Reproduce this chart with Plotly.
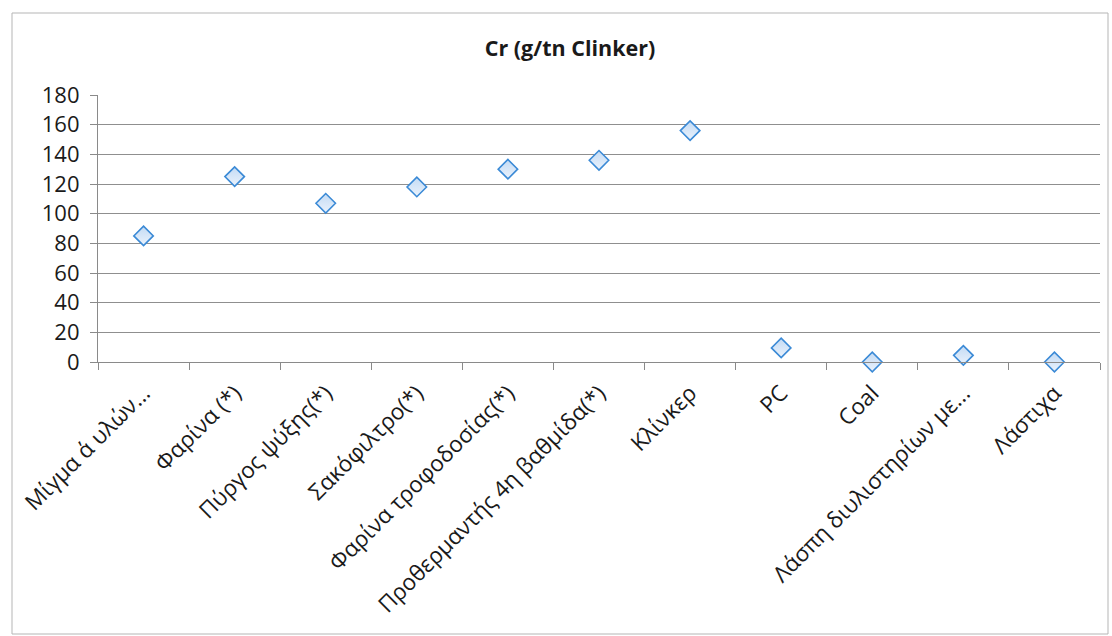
import plotly.graph_objects as go

categories = [
    "Μίγμα α΄ υλών...",
    "Φαρίνα (*)",
    "Πύργος ψύξης(*)",
    "Σακόφιλτρο(*)",
    "Φαρίνα τροφοδοσίας(*)",
    "Προθερμαντής 4η βαθμίδα(*)",
    "Κλίνκερ",
    "PC",
    "Coal",
    "Λάσπη διυλιστηρίων με...",
    "Λάστιχα",
]
cr_values = [85, 125, 107, 118, 130, 136, 156, 9.5, 0, 4.5, 0]
y_ticks = [0, 20, 40, 60, 80, 100, 120, 140, 160, 180]

FONT = "Open Sans"

fig = go.Figure()
fig.add_trace(go.Scatter(
    x=categories,
    y=cr_values,
    mode="markers",
    cliponaxis=False,
    marker=dict(
        symbol="diamond",
        size=15,
        color="#c4dbf4",
        gradient=dict(type="vertical", color="#eaf2fc"),
        line=dict(color="#3b8ad6", width=1.6),
    ),
    showlegend=False,
))

fig.update_layout(
    width=1112,
    height=636,
    margin=dict(l=98, r=12, t=95, b=274),
    paper_bgcolor="white",
    plot_bgcolor="white",
    title=dict(
        text="<b>Cr (g/tn Clinker)</b>",
        x=570 / 1112,
        xanchor="center",
        y=1 - 48 / 636,
        yanchor="middle",
        font=dict(family=FONT, size=21.5, color="#1a1a1a"),
    ),
    font=dict(family=FONT, color="#1a1a1a"),
    xaxis=dict(
        type="category",
        range=[-0.5, 10.5],
        tickangle=-45,
        tickfont=dict(family=FONT, size=22.5, color="#1a1a1a"),
        ticklabelstandoff=8,
        showgrid=False,
        showline=True,
        linecolor="#8a8a8a",
        linewidth=1.2,
        ticks="outside",
        tickson="boundaries",
        ticklen=7,
        tickcolor="#8a8a8a",
        zeroline=False,
    ),
    yaxis=dict(
        range=[0, 180],
        tickvals=y_ticks,
        tickfont=dict(family=FONT, size=22, color="#1a1a1a"),
        ticklabelstandoff=6,
        showgrid=True,
        gridcolor="#8f8f8f",
        gridwidth=1,
        showline=True,
        linecolor="#8a8a8a",
        linewidth=1.2,
        ticks="outside",
        ticklen=7,
        tickcolor="#8a8a8a",
        zeroline=False,
    ),
    shapes=[
        dict(type="rect", xref="paper", yref="paper",
             x0=-86 / 1002, x1=1 + 8 / 1002, y0=-272 / 267, y1=1 + 82 / 267,
             line=dict(color="#b5b5b5", width=1), fillcolor="rgba(0,0,0,0)",
             layer="below"),
    ],
)

fig.write_html("out.html")
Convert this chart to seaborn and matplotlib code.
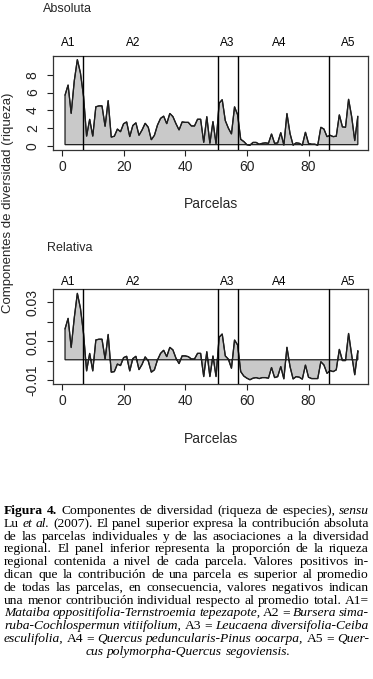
import numpy as np
import matplotlib
matplotlib.use("Agg")
import matplotlib.pyplot as plt
import matplotlib.transforms as mtransforms
import seaborn as sns

# ---------------- data ----------------
parcelas = list(range(1, 97))
absoluta = [5.7, 6.85, 3.65, 7.3, 9.7, 8.2, 5.6, 1.1, 3.0, 1.1,
            4.4, 4.5, 4.5, 2.2, 5.1, 1.0, 1.1, 1.9, 1.6, 2.5,
            2.7, 1.05, 2.3, 2.6, 1.2, 1.8, 2.55, 2.1, 0.7, 1.2,
            2.35, 3.1, 3.35, 2.5, 3.65, 3.3, 2.5, 1.8, 2.7, 2.65,
            2.65, 2.25, 2.25, 3.0, 3.0, 0.4, 3.3, 0.3, 2.75, 0.25,
            4.8, 5.2, 2.85, 2.0, 1.35, 4.4, 3.5, 0.75, 0.5, 0.15,
            0.1, 0.4, 0.4, 0.2, 0.3, 0.35, 0.3, 1.35, 0.3, 0.35,
            1.5, 0.1, 3.65, 1.4, 0.1, 0.35, 0.3, 0.1, 1.55, 0.3,
            0.2, 0.2, 0.1, 2.1, 1.9, 1.05, 1.2, 1.05, 1.1, 3.5,
            2.15, 2.1, 5.25, 3.3, 0.6, 3.35]
relativa = [0.0163, 0.0218, 0.0067, 0.022, 0.0347, 0.027, 0.014, -0.0054, 0.0037, -0.0054,
            0.0106, 0.011, 0.011, 0.0008, 0.0135, -0.006, -0.0057, -0.0018, -0.0026, 0.0015,
            0.0022, -0.0054, 0.001, 0.0022, -0.0047, -0.002, 0.0019, -0.0002, -0.006, -0.0048,
            0.0003, 0.0037, 0.0053, 0.002, 0.0068, 0.0055, 0.0012, -0.0016, 0.0024, 0.0024,
            0.002, 0.0008, 0.0008, 0.0037, 0.0037, -0.0083, 0.0046, -0.0083, 0.0024, -0.0083,
            0.012, 0.0137, 0.0024, 0.0007, -0.004, 0.0106, 0.008, -0.0057, -0.008, -0.0091,
            -0.0099, -0.0091, -0.0088, -0.0093, -0.0088, -0.0088, -0.0091, -0.0036, -0.0088, -0.0083,
            -0.0031, -0.0095, 0.0069, -0.0031, -0.0095, -0.0083, -0.0086, -0.0096, -0.0023, -0.0086,
            -0.0093, -0.0093, -0.0093, -0.0006, -0.0023, -0.0066, -0.0052, -0.0057, -0.0048, 0.0058,
            0.0, 0.0, 0.014, 0.0029, -0.0074, 0.0051]
base_abs = 0.15
base_rel = 0.0004
limites = [6.8, 50.5, 57.2, 86.7]
asociaciones = ["A1", "A2", "A3", "A4", "A5"]
pos_asoc = [2, 23, 53.5, 70.5, 93]
xticks = [0, 20, 40, 60, 80]
yticks_abs = [0, 2, 4, 6, 8]
yticks_rel = [-0.01, 0.0, 0.01, 0.02, 0.03]
yticklabels_rel = ["-0.01", "", "0.01", "", "0.03"]

# ---------------- figure ----------------
sns.set_theme(style="white")
plt.rcParams["font.family"] = ["Liberation Sans", "DejaVu Sans"]

W, H = 373, 679
fig = plt.figure(figsize=(W / 100, H / 100), dpi=100)
fig.patch.set_facecolor("white")


def px_axes(l, t, r, b):
    return fig.add_axes([l / W, 1 - b / H, (r - l) / W, (b - t) / H])


def panel(ax, y, base, ylim, yticks, yticklabels, lab_y):
    xs = np.array(parcelas, dtype=float)
    ys = np.array(y, dtype=float)
    px = np.concatenate([xs, xs[::-1]])
    py = np.concatenate([ys, np.full(len(xs), base)])
    ax.fill(px, py, facecolor="#c9c9c9", edgecolor="#1e1e1e", linewidth=0.9, zorder=2)
    sns.lineplot(x=xs, y=ys, ax=ax, color="#1e1e1e", linewidth=0.9,
                 estimator=None, sort=False, zorder=3)
    for b in limites:
        ax.axvline(b, color="black", linewidth=1.0, zorder=4)
    trans = mtransforms.blended_transform_factory(ax.transData, ax.transAxes)
    for name, xp in zip(asociaciones, pos_asoc):
        ax.text(xp, lab_y, name, transform=trans, ha="center", va="center",
                fontsize=8.5, color="black", clip_on=False)
    ax.set_xlim(-2.9, 99.3)
    ax.set_ylim(*ylim)
    ax.set_xticks(xticks)
    ax.set_xticklabels([str(v) for v in xticks])
    ax.set_yticks(yticks)
    ax.set_yticklabels(yticklabels)
    ax.set_xlabel("")
    ax.set_ylabel("")
    ax.tick_params(axis="both", direction="out", length=4.5, width=0.8,
                   colors="#222222", labelsize=10, bottom=True, left=True)
    ax.tick_params(axis="x", pad=3)
    ax.tick_params(axis="y", pad=5, labelrotation=90)
    for lab in ax.get_yticklabels():
        lab.set_va("center")
    for s in ax.spines.values():
        s.set_visible(True)
        s.set_color("#333333")
        s.set_linewidth(0.9)
    ax.grid(False)
    ax.set_facecolor("white")


ax1 = px_axes(53, 56, 368, 150)
panel(ax1, absoluta, base_abs, (-0.45, 10.1), yticks_abs,
      [str(v) for v in yticks_abs], 1 + 13 / 94)
ax2 = px_axes(53, 289, 368, 384)
panel(ax2, relativa, base_rel, (-0.0121, 0.0369), yticks_rel,
      yticklabels_rel, 1 + 7.5 / 95)

fig.text(43 / W, 1 - 9.5 / H, "Absoluta", ha="left", va="center", fontsize=9)
fig.text(47 / W, 1 - 248 / H, "Relativa", ha="left", va="center", fontsize=9)
fig.text(211 / W, 1 - 204 / H, "Parcelas", ha="center", va="center", fontsize=10)
fig.text(211 / W, 1 - 439 / H, "Parcelas", ha="center", va="center", fontsize=10)
fig.text(8 / W, 1 - 203 / H, "Componentes de diversidad (riqueza)", rotation=90,
         ha="center", va="center", fontsize=9.5)

# ---------------- caption (justified) ----------------
caption = [
    [("Figura 4.", "bold"), ("Componentes de diversidad (riqueza de especies),", "normal"), ("sensu", "italic")],
    [("Lu", "normal"), ("et al.", "italic"), ("(2007). El panel superior expresa la contribución absoluta", "normal")],
    [("de las parcelas individuales y de las asociaciones a la diversidad", "normal")],
    [("regional. El panel inferior representa la proporción de la riqueza", "normal")],
    [("regional contenida a nivel de cada parcela. Valores positivos in-", "normal")],
    [("dican que la contribución de una parcela es superior al promedio", "normal")],
    [("de todas las parcelas, en consecuencia, valores negativos indican", "normal")],
    [("una menor contribución individual respecto al promedio total. A1=", "normal")],
    [("Mataiba oppositifolia-Ternstroemia tepezapote,", "italic"), ("A2 =", "normal"), ("Bursera sima-", "italic")],
    [("ruba-Cochlospermun vitiifolium,", "italic"), ("A3 =", "normal"), ("Leucaena diversifolia-Ceiba", "italic")],
    [("esculifolia,", "italic"), ("A4 =", "normal"), ("Quercus peduncularis-Pinus oocarpa,", "italic"),
     ("A5 =", "normal"), ("Quer-", "italic")],
    [("cus polymorpha-Quercus segoviensis.", "italic")],
]

renderer = fig.canvas.get_renderer()
serif = "Liberation Serif"


def style_kw(st):
    if st == "bold":
        return dict(weight="bold", style="normal")
    if st == "italic":
        return dict(weight="normal", style="italic")
    return dict(weight="normal", style="normal")


def wwidth(word, st, fs):
    t = fig.text(0, 0, word, fontsize=fs, family=serif, **style_kw(st))
    w = t.get_window_extent(renderer=renderer).width
    t.remove()
    return w


lines_words = []
for line in caption:
    words = []
    for txt, st in line:
        for w in txt.split(" "):
            if w:
                words.append((w, st))
    lines_words.append(words)

left_px, right_px = 4.0, 369.0
avail = right_px - left_px
fs = 9.7
min_gap = 2.2

base0 = 514.0
lh = 12.8
for k, words in enumerate(lines_words):
    widths = [wwidth(w, st, fs) for w, st in words]
    ybase = 1 - (base0 + k * lh) / H
    scale = 1.0
    if k < len(lines_words) - 1:
        gap = (avail - sum(widths)) / max(len(words) - 1, 1)
        if gap < min_gap:
            scale = (avail - min_gap * (len(words) - 1)) / sum(widths)
            widths = [w * scale for w in widths]
            gap = min_gap
        x = left_px
    else:
        gap = 0.25 * fs * 100 / 72
        total = sum(widths) + gap * (len(words) - 1)
        x = 188 - total / 2
    for (w, st), wd in zip(words, widths):
        fig.text(x / W, ybase, w, fontsize=fs * scale, family=serif, ha="left",
                 va="baseline", color="black", **style_kw(st))
        x += wd + gap

fig.savefig("out.png", dpi=100, facecolor="white")
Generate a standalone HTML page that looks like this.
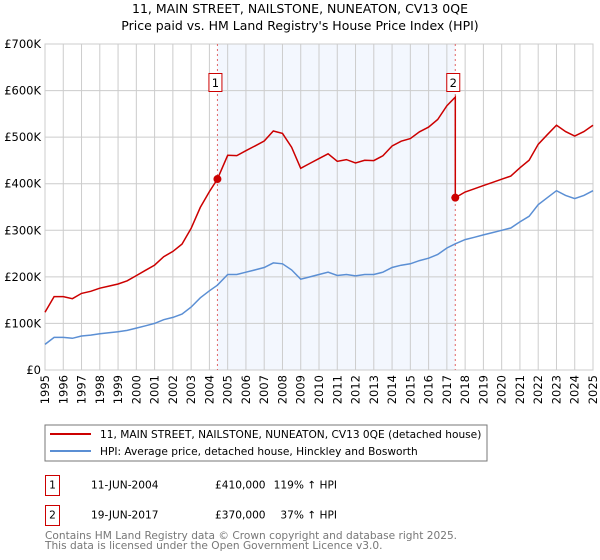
<!DOCTYPE html>
<html><head><meta charset="utf-8"><style>
body{margin:0;background:#fff;font-family:"DejaVu Sans","Liberation Sans",sans-serif}
svg{display:block}
</style></head><body>
<svg id="c" width="600" height="560" xmlns="http://www.w3.org/2000/svg" font-family="DejaVu Sans, Liberation Sans, sans-serif">
<text x="300" y="13" text-anchor="middle" font-size="12.5">11, MAIN STREET, NAILSTONE, NUNEATON, CV13 0QE</text>
<text x="300" y="30" text-anchor="middle" font-size="12.5">Price paid vs. HM Land Registry's House Price Index (HPI)</text>
<g id="plot"></g>
<g>
<rect x="45" y="425" width="442" height="36" fill="#fff" stroke="#777"/>
<line x1="50" y1="434" x2="91" y2="434" stroke="#cc0000" stroke-width="2"/>
<text x="100" y="438" font-size="10.6">11, MAIN STREET, NAILSTONE, NUNEATON, CV13 0QE (detached house)</text>
<line x1="50" y1="451" x2="91" y2="451" stroke="#5b8fd4" stroke-width="2"/>
<text x="100" y="455" font-size="10.6">HPI: Average price, detached house, Hinckley and Bosworth</text>
</g>
<g font-size="10.6">
<rect x="45.5" y="475.5" width="14" height="20" fill="none" stroke="#cc0000"/>
<text x="52.5" y="488.5" text-anchor="middle">1</text>
<text x="91" y="488.5">11-JUN-2004</text>
<text x="215" y="488.5">£410,000</text>
<text x="337" y="488.5" text-anchor="end">119% ↑ HPI</text>
<rect x="45.5" y="505.5" width="14" height="20" fill="none" stroke="#cc0000"/>
<text x="52.5" y="518.5" text-anchor="middle">2</text>
<text x="91" y="518.5">19-JUN-2017</text>
<text x="215" y="518.5">£370,000</text>
<text x="337" y="518.5" text-anchor="end">37% ↑ HPI</text>
</g>
<g font-size="10.6" fill="#777">
<text x="45" y="539">Contains HM Land Registry data © Crown copyright and database right 2025.</text>
<text x="45" y="549">This data is licensed under the Open Government Licence v3.0.</text>
</g>
</svg>
<script>
const hpiYears=[1995,1995.5,1996,1996.5,1997,1997.5,1998,1998.5,1999,1999.5,2000,2000.5,2001,2001.5,2002,2002.5,2003,2003.5,2004,2004.44,2005,2005.5,2006,2006.5,2007,2007.5,2008,2008.5,2009,2009.5,2010,2010.5,2011,2011.5,2012,2012.5,2013,2013.5,2014,2014.5,2015,2015.5,2016,2016.5,2017,2017.46,2018,2018.5,2019,2019.5,2020,2020.5,2021,2021.5,2022,2022.5,2023,2023.5,2024,2024.5,2025];
const hpiValues=[55,70,70,68,73,75,78,80,82,85,90,95,100,108,113,120,135,155,170,182,205,205,210,215,220,230,228,215,195,200,205,210,203,205,202,205,205,210,220,225,228,235,240,248,262,271,280,285,290,295,300,305,318,330,355,370,385,375,368,375,385];
const saleYears=[2004.44,2017.46];
const salePrices=[410,370];
const yTicks=[0,100,200,300,400,500,600,700];
const yTickLabels=["£0","£100K","£200K","£300K","£400K","£500K","£600K","£700K"];
const xTicks=[1995,1996,1997,1998,1999,2000,2001,2002,2003,2004,2005,2006,2007,2008,2009,2010,2011,2012,2013,2014,2015,2016,2017,2018,2019,2020,2021,2022,2023,2024,2025];

const X0=45,X1=593,Y0=370,Y1=44;
const xs=y=>X0+(y-1995)*(X1-X0)/30;
const ys=v=>Y0-v*(Y0-Y1)/700;
const NS="http://www.w3.org/2000/svg";
const plot=document.getElementById('plot');
function mk(t,a){const e=document.createElementNS(NS,t);for(const k in a)e.setAttribute(k,a[k]);plot.appendChild(e);return e;}
function hpiAt(y){for(let i=0;i<hpiYears.length-1;i++){if(y<=hpiYears[i+1]){const t=(y-hpiYears[i])/(hpiYears[i+1]-hpiYears[i]);return hpiValues[i]+t*(hpiValues[i+1]-hpiValues[i]);}}return hpiValues[hpiValues.length-1];}

const shade=mk('rect',{x:xs(saleYears[0]),y:Y1,width:xs(saleYears[1])-xs(saleYears[0]),height:Y0-Y1,fill:'#eef3fd',opacity:0.7});


yTicks.forEach((v,i)=>{
  const l=mk('line',{x1:X0,x2:X1,y1:ys(v),y2:ys(v),stroke:'#ccc'});
  
  
  const t=mk('text',{x:X0-4,y:ys(v)+4,'text-anchor':'end','font-size':'11.5'});
  t.textContent=yTickLabels[i];
  
  
});
xTicks.forEach(yr=>{
  const l=mk('line',{x1:xs(yr),x2:xs(yr),y1:Y1,y2:Y0,stroke:'#ccc'});
  
  
  const t=mk('text',{x:0,y:0,'text-anchor':'end','font-size':'11.5',transform:`translate(${xs(yr)+4},${Y0+5}) rotate(-90)`});
  t.textContent=yr;
  
  
});
const fr=mk('rect',{x:X0,y:Y1,width:X1-X0,height:Y0-Y1,fill:'none',stroke:'#ccc'});


saleYears.forEach((s,i)=>{
  const l=mk('line',{x1:xs(s),x2:xs(s),y1:Y1,y2:Y0,stroke:'#e06666','stroke-dasharray':'2,3'});
  
  
});
let d='';hpiYears.forEach((y,i)=>{d+=(i?'L':'M')+xs(y).toFixed(1)+','+ys(hpiValues[i]).toFixed(1);});
const hl=mk('path',{d:d,fill:'none',stroke:'#5b8fd4','stroke-width':1.5});


const r2=salePrices[1]/hpiAt(saleYears[1]);
const r1b=(salePrices[0]/hpiAt(saleYears[0]));
let pd='';let first=true;
hpiYears.forEach((y,i)=>{
  if(y>saleYears[1])return;
  const r=r1b*(y<=saleYears[0]?1:1-0.04*(y-saleYears[0])/(saleYears[1]-saleYears[0]));
  pd+=(first?'M':'L')+xs(y).toFixed(1)+','+ys(hpiValues[i]*r).toFixed(1);first=false;
});
pd+='L'+xs(saleYears[1]).toFixed(1)+','+ys(salePrices[1]).toFixed(1);
hpiYears.forEach((y,i)=>{if(y>saleYears[1])pd+='L'+xs(y).toFixed(1)+','+ys(hpiValues[i]*r2).toFixed(1);});
const pl=mk('path',{d:pd,fill:'none',stroke:'#cc0000','stroke-width':1.5});


saleYears.forEach((s,i)=>{
  const c=mk('circle',{cx:xs(s),cy:ys(salePrices[i]),r:4,fill:'#cc0000'});
  
  
  const b=mk('rect',{x:xs(s)-8.5,y:73.5,width:13,height:18,fill:'#fff',stroke:'#cc0000'});
  
  
  const t=mk('text',{x:xs(s)-2,y:87,'text-anchor':'middle','font-size':'11.5'});
  t.textContent=String(i+1);
  
  
});
</script>
</body></html>
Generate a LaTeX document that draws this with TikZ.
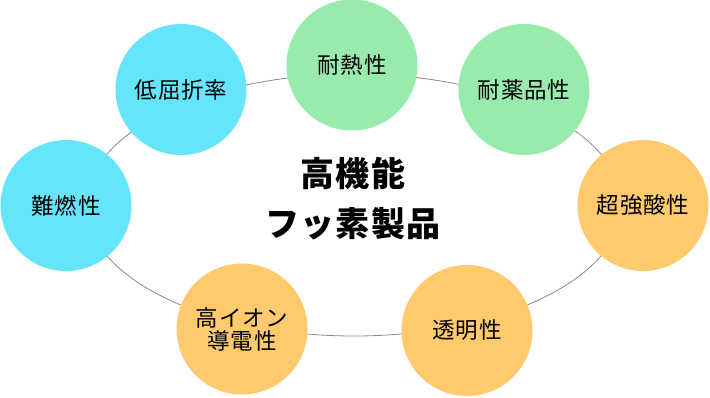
\documentclass[tikz,border=0pt]{standalone}
\usepackage{fontspec}
\setmainfont{Noto Sans CJK JP}
\newfontfamily\circfont[LetterSpace=4]{Noto Sans CJK JP}
\newfontfamily\titlefont[LetterSpace=4]{Noto Sans CJK JP}
\definecolor{cyanc}{RGB}{102,229,250}
\definecolor{greenc}{RGB}{153,235,173}
\definecolor{orangec}{RGB}{255,202,110}
\definecolor{ringc}{RGB}{136,136,136}
\tikzset{
  feat/.style={circle, minimum size=131pt, inner sep=0pt, align=center,
    font=\circfont\fontsize{22.5}{23}\selectfont, text=black},
  ring/.style={draw=ringc, line width=0.8pt},
}
\begin{document}
\begin{tikzpicture}[x=1pt,y=-1pt]
\useasboundingbox (0,0) rectangle (710,397);
\coordinate (ctr) at (354,205);
\draw[ring] (ctr) ellipse [x radius=268, y radius=131];
\node[feat, fill=cyanc] (lowref) at (181,89.5) {低屈折率};
\node[feat, fill=greenc] (heat) at (352,65) {耐熱性};
\node[feat, fill=greenc] (chem) at (524,89.5) {耐薬品性};
\node[feat, fill=orangec] (acid) at (643,205.5) {超強酸性};
\node[feat, fill=orangec] (trans) at (467,330.5) {透明性};
\node[feat, fill=orangec] (ion) at (242,329) {高イオン\\導電性};
\node[feat, fill=cyanc] (flame) at (66,205.5) {難燃性};
\node[align=center, font=\titlefont\bfseries\fontsize{34}{50}\selectfont] (title) at (353,199) {高機能\\フッ素製品};
\end{tikzpicture}
\end{document}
★ ★ ★ ★
▶ _TASK BRIEF_
Skip all pictures. Retype exactly the span whose first line is the one with "Convert this chart" and whose last line is the one with "import seaborn as sns".

▶ _SOLVED PROBLEM_
Convert this chart to seaborn and matplotlib code.
import numpy as np
import matplotlib
matplotlib.use("Agg")
import matplotlib.pyplot as plt
import matplotlib.transforms as mtransforms
import seaborn as sns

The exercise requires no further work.